25 abril 2021

MENSAJE EN UNA BOTELLA (60)


Juan Cano Pereira “Los niños de las caras” (Pigmalión, 2020)

 

Echar mano de la memoria como material literario es un trabajo arduo y complejo, sobre todo cuando, como es el caso, ese recorrido por el pasado está muy alejado de cualquier tentación de autocomplacencia. Junto al arrojo y la meticulosidad desarrollados en “Los niños de las caras”, es conveniente destacar que, generalmente, los aconteceres contados por las personas que los vivieron tienen un valor intrínseco insustituible; una mirada más sincera, limpia y directa; ajena a artificiosidades y componendas estéticas.
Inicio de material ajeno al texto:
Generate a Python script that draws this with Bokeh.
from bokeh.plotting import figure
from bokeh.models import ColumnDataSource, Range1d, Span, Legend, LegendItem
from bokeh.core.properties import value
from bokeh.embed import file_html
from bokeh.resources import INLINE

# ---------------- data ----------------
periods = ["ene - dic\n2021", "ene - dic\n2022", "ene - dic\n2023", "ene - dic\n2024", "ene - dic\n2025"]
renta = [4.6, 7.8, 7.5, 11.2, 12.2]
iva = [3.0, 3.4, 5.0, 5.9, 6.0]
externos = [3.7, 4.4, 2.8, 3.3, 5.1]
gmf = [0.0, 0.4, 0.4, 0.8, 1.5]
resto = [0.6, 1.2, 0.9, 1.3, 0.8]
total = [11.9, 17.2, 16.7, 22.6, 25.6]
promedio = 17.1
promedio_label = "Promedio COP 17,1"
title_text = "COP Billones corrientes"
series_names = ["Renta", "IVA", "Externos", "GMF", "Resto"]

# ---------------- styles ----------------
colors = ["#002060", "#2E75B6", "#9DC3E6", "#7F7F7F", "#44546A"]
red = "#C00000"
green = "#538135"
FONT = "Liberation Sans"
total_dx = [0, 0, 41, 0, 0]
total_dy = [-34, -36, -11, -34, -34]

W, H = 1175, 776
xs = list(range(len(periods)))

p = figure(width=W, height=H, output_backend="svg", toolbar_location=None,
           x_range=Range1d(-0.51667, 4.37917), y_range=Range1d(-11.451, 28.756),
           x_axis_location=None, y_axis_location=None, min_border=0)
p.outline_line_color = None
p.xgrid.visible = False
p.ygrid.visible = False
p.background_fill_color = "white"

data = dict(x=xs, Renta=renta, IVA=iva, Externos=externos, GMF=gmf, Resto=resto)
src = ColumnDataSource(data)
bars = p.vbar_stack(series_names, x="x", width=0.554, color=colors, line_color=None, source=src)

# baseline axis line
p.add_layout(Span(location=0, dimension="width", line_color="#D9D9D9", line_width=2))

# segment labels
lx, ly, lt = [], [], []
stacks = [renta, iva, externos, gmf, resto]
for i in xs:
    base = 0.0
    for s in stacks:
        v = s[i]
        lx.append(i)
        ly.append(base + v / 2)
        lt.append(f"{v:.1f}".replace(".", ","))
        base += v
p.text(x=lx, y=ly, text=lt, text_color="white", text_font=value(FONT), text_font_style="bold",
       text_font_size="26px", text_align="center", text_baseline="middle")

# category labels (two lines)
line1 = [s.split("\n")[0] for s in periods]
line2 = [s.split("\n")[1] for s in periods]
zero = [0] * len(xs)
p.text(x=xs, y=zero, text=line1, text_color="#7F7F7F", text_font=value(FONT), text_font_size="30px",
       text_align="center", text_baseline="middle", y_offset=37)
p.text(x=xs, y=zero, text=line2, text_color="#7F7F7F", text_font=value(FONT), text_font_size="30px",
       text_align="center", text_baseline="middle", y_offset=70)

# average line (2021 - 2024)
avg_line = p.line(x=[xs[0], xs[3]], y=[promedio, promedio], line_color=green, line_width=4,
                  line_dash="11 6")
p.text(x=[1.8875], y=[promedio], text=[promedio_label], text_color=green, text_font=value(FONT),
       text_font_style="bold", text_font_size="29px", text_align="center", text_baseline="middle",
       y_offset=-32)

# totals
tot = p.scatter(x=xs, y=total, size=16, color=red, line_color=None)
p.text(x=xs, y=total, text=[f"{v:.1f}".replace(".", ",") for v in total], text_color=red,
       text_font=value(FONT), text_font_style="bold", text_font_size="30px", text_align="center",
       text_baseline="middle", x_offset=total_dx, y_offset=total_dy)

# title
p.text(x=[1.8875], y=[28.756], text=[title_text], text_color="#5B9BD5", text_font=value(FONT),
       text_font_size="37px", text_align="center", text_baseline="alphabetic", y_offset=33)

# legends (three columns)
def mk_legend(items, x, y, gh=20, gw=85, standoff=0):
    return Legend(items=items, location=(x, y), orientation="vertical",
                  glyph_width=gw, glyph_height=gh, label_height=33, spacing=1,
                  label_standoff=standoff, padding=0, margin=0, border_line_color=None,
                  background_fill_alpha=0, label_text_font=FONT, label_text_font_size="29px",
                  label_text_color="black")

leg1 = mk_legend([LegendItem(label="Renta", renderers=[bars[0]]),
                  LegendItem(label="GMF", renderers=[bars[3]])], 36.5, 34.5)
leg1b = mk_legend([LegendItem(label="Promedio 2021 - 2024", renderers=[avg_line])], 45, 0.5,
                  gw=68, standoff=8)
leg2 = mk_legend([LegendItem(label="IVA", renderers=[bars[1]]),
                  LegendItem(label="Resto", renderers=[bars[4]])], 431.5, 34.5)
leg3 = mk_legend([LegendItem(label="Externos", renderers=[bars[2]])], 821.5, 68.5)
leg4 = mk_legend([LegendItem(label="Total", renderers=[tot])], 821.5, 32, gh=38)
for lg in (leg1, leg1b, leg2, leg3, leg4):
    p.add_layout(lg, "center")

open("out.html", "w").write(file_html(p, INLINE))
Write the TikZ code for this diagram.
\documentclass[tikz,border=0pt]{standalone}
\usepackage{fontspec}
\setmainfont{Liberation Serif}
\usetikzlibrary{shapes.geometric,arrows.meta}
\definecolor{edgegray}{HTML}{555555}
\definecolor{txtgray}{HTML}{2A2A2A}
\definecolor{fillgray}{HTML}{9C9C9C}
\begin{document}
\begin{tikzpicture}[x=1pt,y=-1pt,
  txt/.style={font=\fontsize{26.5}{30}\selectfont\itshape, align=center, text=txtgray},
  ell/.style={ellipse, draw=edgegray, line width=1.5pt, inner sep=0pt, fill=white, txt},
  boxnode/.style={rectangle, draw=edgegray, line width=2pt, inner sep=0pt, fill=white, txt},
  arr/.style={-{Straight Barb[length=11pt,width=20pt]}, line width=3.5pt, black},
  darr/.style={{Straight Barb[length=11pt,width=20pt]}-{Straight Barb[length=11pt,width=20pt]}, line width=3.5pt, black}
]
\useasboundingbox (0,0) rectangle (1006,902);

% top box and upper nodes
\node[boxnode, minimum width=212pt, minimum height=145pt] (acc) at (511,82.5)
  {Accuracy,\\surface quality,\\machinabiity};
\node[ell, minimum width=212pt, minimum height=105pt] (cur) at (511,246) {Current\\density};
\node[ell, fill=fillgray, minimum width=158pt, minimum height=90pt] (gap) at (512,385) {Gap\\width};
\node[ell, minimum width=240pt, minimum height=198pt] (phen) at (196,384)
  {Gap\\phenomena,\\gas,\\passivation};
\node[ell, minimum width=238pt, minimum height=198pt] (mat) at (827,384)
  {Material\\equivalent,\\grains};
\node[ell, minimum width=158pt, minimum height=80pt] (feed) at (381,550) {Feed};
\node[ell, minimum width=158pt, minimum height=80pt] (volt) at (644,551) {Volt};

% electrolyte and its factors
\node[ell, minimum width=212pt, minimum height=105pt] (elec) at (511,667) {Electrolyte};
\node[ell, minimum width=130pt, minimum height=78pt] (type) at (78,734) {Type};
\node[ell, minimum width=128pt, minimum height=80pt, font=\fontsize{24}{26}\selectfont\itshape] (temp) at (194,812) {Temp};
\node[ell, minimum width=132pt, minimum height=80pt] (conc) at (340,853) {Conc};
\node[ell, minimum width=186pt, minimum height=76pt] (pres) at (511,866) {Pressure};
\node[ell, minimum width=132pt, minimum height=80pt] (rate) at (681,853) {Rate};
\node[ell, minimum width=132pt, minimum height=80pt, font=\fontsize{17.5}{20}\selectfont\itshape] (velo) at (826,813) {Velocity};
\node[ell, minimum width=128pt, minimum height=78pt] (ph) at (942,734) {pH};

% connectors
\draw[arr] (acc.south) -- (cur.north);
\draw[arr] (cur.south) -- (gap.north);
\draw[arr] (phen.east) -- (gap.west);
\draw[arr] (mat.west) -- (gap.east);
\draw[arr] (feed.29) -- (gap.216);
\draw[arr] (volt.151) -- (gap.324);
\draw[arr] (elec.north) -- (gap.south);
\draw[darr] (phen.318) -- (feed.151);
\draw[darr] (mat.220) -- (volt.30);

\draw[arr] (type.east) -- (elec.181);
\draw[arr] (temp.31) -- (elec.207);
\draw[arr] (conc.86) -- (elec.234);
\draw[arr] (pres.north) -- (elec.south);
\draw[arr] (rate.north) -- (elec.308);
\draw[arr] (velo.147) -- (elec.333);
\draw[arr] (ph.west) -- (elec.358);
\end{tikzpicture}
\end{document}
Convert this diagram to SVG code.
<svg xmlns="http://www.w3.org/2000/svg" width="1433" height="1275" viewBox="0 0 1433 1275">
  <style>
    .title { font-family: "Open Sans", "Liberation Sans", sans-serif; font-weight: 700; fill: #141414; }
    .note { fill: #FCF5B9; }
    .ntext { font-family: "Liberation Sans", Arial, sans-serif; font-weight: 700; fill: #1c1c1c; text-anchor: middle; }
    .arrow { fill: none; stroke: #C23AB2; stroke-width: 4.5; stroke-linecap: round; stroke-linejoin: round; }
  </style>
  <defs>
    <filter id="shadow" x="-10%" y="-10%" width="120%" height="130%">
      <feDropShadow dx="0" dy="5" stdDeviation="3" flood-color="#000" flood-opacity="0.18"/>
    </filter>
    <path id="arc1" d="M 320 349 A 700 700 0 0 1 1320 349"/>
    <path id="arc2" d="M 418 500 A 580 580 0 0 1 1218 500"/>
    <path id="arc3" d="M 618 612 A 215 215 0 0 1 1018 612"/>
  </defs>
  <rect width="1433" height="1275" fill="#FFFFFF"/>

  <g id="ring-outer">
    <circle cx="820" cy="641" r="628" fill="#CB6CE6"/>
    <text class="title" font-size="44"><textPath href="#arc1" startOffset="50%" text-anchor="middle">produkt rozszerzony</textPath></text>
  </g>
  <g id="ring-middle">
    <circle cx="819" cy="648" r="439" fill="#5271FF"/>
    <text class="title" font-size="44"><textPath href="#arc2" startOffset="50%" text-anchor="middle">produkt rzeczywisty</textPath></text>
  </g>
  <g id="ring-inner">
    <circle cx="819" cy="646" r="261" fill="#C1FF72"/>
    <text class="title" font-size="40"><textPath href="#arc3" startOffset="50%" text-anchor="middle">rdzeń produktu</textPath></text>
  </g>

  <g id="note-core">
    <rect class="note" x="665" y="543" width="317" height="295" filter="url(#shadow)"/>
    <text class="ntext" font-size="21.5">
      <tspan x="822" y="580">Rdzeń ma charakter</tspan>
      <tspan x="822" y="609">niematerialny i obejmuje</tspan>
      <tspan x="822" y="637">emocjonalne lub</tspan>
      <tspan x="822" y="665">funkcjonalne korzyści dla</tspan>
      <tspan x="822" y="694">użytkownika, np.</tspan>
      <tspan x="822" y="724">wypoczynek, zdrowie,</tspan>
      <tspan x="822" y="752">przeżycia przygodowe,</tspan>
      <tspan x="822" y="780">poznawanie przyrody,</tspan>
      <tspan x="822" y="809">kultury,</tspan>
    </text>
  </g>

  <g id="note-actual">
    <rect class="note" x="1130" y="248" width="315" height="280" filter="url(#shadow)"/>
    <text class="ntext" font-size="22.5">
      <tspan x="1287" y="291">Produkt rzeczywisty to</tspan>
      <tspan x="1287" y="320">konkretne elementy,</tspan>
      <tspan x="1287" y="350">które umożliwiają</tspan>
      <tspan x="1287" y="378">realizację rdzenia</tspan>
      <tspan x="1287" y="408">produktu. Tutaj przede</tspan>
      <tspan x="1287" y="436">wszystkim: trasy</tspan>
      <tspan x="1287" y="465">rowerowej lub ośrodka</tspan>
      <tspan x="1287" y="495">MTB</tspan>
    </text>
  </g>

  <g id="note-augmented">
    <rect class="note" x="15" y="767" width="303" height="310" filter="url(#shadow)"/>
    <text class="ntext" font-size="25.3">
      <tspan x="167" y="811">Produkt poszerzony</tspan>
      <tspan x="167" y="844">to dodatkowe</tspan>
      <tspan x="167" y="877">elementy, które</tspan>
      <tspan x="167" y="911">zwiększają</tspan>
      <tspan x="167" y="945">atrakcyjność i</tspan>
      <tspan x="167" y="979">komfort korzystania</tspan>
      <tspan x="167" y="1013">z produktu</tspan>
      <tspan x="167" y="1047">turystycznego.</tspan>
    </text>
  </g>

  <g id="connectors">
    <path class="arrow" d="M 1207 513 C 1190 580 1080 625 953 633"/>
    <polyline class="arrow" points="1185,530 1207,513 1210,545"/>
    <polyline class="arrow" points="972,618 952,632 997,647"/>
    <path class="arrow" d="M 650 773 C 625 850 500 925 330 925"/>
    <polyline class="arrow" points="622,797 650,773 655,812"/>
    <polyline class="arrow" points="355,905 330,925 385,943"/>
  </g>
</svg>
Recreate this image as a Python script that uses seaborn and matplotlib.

Por tanto, nadie mejor para narrar la peripecia de todo lo que supuso para Bélmez de la Moraleda la aparición de las famosas caras, que uno de esos niños que vivieron todo el proceso en primera persona y crecieron bajo su influjo. Contar con un escritor de este calibre entre ese grupo de chiquillos que nos miran desde la portada del libro, ofrece un punto de vista único. Y es que difícilmente podrá encontrarse en el futuro una mirada tan completa, cercana, honesta y humana como la expuesta por el autor a la hora de abordar este asunto y sus derivaciones.




 

Juan Cano consigue que el lector le acompañe con vivo interés por este trepidante recorrido histórico y vital, por momentos tan confesional. Afortunadamente, no ha jugado la baza de intentar fabricar una ambientación específica entre los contornos borrosos de la memoria. Antes de forzar su propuesta, ha sabido extraer la magia intrínseca que late en esta historia que es la suya, tan distinta a todas las demás y a la vez tan parecida. Ha liberado sus diversas ramificaciones y dejado fluir la intensidad que guarda cada anécdota, cada acontecimiento, cada circunstancia. Dota del suficiente relieve a los personajes y recrea las situaciones con ritmo y buen pulso, sin estancamientos, haciendo gala de una prosa tan afilada y punzante como cautivadora. No es literatura de aguachirle, es valiente, dispuesta a incomodar, llegado el caso. Muy alejada del anecdotario superficial y la autoindulgencia localista. El lector (independientemente del nivel de conocimiento o incluso del interés que le suscite el fenómeno paranormal en sí mismo) cae en la fascinación sin sentirse ni pastoreado ni dirigido. Sin faltar al rigor, una profusa documentación y un amplio manejo de datos hacen convivir con amenidad y sin estridencias la novela iniciática y la aventura vital e íntima, con la agilidad de la crónica y el lúcido análisis socio-económico y político. Cano despliega para esta urdimbre, largamente meditada y sedimentada, una sabia manera de marcar los tiempos y de alternar los escenarios. Baraja con naturalidad lo onírico con lo descarnado, y su poder de evocación siempre desemboca en la reflexión. Todo está relacionado y bien cohesionado. Con un lenguaje utilizado con esmero, las descripciones son precisas y la ambientación te introduce hábilmente en el centro del relato. La ironía, y una ternura no condescendiente, conviven con la realidad más áspera en esta epopeya consistente en el reencuentro sin volver la mirada con todos lo que uno ha sido y con una parte crucial de la historia de su lugar de nacimiento.




 

Un relato, en definitiva, enjundioso, ilustrativo, generacional; que explora también, con apuntes interesantes, ese juego de espejismos que supuso el viaje de la nada al todo tecnológico que una generación de españoles experimentó en primera persona. Ese inopinado cambio de velocidades que tantos hemos vivido mientras nos quedábamos esperando en vano la aparición de la alfombra voladora que nos trasladaría al futuro deseado.